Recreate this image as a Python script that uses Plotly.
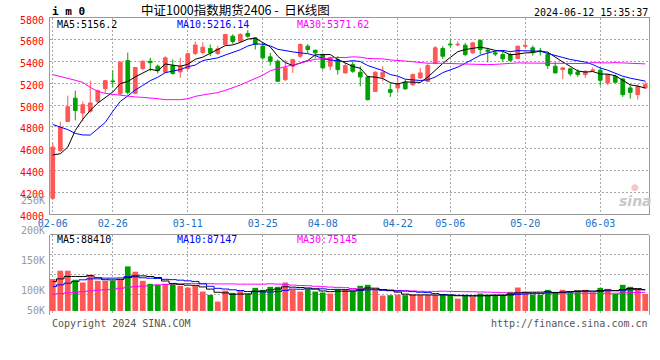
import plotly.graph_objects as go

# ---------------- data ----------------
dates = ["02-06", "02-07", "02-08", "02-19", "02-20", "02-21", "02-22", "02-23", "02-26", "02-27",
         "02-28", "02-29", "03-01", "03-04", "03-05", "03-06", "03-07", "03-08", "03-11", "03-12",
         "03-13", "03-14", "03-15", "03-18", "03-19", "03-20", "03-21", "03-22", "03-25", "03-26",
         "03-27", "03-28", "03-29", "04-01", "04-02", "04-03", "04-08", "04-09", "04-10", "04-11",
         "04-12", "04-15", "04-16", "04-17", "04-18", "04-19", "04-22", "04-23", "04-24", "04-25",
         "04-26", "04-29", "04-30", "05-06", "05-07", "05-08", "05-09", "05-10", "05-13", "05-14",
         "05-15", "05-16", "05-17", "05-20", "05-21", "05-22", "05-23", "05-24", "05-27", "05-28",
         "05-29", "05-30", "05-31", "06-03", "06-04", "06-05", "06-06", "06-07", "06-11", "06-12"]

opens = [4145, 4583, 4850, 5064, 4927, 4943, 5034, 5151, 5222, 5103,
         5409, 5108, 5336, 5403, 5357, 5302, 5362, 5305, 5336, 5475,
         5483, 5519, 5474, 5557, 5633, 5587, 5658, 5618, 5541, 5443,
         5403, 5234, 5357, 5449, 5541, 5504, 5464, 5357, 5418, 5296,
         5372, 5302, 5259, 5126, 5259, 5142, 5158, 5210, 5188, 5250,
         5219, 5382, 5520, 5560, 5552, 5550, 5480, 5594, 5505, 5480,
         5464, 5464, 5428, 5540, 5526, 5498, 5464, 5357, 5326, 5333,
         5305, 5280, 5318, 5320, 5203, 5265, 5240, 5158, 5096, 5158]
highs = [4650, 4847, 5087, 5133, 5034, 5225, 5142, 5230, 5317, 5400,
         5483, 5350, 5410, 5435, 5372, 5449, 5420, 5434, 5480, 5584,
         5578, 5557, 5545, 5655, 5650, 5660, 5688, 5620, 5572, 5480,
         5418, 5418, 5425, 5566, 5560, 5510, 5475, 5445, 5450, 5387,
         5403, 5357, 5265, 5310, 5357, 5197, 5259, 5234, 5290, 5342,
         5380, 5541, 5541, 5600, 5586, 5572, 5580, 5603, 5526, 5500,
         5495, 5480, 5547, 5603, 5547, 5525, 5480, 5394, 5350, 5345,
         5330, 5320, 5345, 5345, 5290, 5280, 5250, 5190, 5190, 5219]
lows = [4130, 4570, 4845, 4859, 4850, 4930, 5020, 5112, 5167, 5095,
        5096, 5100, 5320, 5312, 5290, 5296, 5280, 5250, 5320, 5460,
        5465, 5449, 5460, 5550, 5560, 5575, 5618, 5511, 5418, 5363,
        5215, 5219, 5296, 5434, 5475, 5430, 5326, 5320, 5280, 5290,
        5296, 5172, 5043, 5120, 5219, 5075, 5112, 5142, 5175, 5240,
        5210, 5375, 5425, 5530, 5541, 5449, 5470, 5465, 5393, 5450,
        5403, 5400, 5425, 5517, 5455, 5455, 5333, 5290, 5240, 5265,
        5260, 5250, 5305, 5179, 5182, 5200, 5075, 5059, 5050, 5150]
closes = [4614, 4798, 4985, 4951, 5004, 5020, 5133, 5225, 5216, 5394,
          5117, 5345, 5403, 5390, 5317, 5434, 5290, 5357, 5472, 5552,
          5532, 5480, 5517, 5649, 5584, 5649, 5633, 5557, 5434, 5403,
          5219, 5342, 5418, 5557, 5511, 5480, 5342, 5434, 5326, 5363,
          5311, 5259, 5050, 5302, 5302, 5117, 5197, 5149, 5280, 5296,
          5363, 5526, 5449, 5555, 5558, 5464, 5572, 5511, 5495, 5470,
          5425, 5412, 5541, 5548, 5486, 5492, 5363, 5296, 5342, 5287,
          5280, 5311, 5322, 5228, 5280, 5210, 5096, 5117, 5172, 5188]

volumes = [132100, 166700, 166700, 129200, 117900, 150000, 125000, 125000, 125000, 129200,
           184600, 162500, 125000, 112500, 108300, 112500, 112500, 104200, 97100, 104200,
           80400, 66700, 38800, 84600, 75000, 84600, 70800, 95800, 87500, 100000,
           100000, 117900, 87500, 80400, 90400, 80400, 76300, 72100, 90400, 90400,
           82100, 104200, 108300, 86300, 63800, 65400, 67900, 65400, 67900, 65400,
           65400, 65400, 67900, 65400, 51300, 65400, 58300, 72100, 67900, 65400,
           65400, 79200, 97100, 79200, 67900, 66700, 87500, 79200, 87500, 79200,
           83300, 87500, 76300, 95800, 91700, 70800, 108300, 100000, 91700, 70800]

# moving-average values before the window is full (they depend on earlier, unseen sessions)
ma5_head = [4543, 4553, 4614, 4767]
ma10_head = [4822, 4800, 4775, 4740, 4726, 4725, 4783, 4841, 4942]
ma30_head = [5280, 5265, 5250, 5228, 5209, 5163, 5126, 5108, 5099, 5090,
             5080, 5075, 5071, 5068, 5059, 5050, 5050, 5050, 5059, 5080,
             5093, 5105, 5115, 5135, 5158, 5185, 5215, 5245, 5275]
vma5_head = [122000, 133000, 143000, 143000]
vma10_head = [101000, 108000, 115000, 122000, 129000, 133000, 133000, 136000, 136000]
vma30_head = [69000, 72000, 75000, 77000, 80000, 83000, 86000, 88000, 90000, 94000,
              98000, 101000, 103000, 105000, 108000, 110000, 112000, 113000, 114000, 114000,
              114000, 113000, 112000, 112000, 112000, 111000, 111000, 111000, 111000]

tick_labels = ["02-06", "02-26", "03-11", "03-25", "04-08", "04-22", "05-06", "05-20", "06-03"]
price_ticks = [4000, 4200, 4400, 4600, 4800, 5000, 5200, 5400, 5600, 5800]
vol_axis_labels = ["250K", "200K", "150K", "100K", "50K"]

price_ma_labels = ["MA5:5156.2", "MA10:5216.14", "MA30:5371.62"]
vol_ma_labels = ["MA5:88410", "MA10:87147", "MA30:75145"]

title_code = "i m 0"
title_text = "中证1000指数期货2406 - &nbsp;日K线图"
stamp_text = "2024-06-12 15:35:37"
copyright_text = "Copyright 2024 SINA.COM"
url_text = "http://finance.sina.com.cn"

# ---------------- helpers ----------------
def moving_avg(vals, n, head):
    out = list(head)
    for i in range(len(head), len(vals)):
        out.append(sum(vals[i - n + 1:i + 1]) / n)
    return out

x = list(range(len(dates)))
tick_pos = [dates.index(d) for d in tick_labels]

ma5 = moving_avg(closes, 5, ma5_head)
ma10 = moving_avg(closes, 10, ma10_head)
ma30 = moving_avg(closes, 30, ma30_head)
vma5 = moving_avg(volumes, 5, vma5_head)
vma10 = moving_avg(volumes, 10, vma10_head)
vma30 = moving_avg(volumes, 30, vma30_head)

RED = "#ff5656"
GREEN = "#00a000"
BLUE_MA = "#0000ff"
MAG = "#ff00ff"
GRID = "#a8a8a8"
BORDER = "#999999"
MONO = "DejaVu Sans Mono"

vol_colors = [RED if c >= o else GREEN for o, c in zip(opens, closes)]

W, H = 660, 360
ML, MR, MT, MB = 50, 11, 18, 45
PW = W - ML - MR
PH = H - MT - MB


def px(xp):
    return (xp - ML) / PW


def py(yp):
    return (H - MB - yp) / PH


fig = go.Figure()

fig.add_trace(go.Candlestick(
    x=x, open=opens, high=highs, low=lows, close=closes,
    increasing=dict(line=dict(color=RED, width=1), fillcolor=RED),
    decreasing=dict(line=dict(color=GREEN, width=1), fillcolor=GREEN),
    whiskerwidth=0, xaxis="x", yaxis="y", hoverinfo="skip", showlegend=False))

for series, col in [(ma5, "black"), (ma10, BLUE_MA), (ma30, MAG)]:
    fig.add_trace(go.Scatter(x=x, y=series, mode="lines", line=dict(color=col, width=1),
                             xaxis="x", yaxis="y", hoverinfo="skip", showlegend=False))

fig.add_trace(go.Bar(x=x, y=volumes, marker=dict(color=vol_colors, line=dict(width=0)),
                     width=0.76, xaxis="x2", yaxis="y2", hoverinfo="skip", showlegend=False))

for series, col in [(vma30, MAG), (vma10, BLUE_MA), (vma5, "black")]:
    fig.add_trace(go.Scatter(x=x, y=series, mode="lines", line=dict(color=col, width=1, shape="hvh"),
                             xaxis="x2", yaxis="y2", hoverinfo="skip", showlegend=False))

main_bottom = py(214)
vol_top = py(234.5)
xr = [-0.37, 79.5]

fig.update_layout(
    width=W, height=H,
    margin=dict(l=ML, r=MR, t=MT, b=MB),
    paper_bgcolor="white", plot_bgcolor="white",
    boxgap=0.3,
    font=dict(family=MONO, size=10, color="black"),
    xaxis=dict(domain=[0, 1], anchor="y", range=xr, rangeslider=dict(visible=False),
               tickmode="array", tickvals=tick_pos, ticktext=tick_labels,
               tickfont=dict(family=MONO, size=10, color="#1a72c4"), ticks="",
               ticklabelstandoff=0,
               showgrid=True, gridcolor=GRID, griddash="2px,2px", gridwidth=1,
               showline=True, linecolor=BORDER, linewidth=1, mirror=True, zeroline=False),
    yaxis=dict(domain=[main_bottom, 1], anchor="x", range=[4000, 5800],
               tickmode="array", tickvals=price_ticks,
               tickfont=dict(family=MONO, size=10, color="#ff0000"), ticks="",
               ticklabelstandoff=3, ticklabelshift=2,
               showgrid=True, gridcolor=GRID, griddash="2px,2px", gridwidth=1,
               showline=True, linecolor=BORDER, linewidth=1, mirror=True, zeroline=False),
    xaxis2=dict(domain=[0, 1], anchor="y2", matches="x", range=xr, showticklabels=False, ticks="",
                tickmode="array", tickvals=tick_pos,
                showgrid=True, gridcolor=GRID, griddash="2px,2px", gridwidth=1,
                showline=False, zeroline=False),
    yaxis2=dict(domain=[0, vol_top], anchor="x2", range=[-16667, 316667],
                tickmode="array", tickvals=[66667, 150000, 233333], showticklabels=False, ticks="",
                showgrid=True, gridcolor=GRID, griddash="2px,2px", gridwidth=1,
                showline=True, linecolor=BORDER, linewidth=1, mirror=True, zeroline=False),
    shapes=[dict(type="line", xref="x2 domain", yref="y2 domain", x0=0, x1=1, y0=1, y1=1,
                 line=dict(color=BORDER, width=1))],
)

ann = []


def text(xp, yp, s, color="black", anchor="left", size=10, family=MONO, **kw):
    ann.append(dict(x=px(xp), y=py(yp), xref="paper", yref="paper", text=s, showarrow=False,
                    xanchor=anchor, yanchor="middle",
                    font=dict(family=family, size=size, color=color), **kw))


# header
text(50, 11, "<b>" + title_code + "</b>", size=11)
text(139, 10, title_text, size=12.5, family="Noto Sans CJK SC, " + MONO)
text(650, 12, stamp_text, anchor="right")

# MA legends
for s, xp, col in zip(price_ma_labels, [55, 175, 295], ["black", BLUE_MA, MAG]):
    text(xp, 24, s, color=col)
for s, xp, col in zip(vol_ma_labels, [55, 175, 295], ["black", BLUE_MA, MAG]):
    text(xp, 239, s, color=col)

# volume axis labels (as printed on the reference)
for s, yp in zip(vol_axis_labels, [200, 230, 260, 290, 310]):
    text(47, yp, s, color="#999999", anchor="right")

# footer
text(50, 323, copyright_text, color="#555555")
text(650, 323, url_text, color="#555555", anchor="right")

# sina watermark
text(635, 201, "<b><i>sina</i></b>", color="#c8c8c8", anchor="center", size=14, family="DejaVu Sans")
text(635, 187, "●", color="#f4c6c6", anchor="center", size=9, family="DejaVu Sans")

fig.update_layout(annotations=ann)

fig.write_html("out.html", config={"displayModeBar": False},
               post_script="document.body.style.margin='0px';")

Given instruction
Please reproduce the listing exactly from its opening line through the line that contains "import plotly.graph_objects as go", both included, with all pictures omitted.

Complete answer
Recreate this image as a Python script that uses Plotly.
import plotly.graph_objects as go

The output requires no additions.